The experimental technology generates electricity from a 'vortex' fueled by the excess heat at power plants.

I've heard of some pretty novel ideas for generating low-carbon power, but this one ranks up near the top.

A Canadian inventor is working on the prototype for a system called the Atmospheric Vortex Engine (AVE), which uses man-made tornadoes to generate energy.

And his company, AVEtec Energy Corp., just received a $300,000 grant from Paypal co-founder and early Facebook backer Peter Thiel to help test the idea. 

Here's how the system works, according to AVEtec's Web site:

"An atmospheric vortex engine (AVE) uses a controlled vortex to capture mechanical energy produced when heat is carried upward by convection in the atmosphere. A tornado-like vortex is produced by admitting warm or humid air tangentially into a circular arena. Tangential entries cause the warm moist air to spin as it rises forming an anchored convective vortex. The work of convection is captured with turbines located at ground level around the periphery of the arena. The heat source can be solar energy, warm water or waste heat."

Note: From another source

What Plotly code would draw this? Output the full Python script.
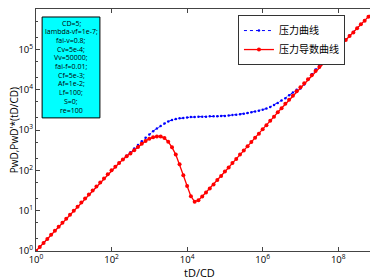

Whicy is to say that the vortex acts like a low-cost virtual chimney, one that is controlled and anchored to its heat source. A prototype is pictured below.



An AVE system could be used to drive turbines, generating power. The prototype due out in summer 2013 will be 40 meters high with a diameter of 30 centimeters, which will be used to drive a 1-meter diameter turbine. The dream is to help power plants generate additional capacity at a cost of less than cents per kilowatt-hour.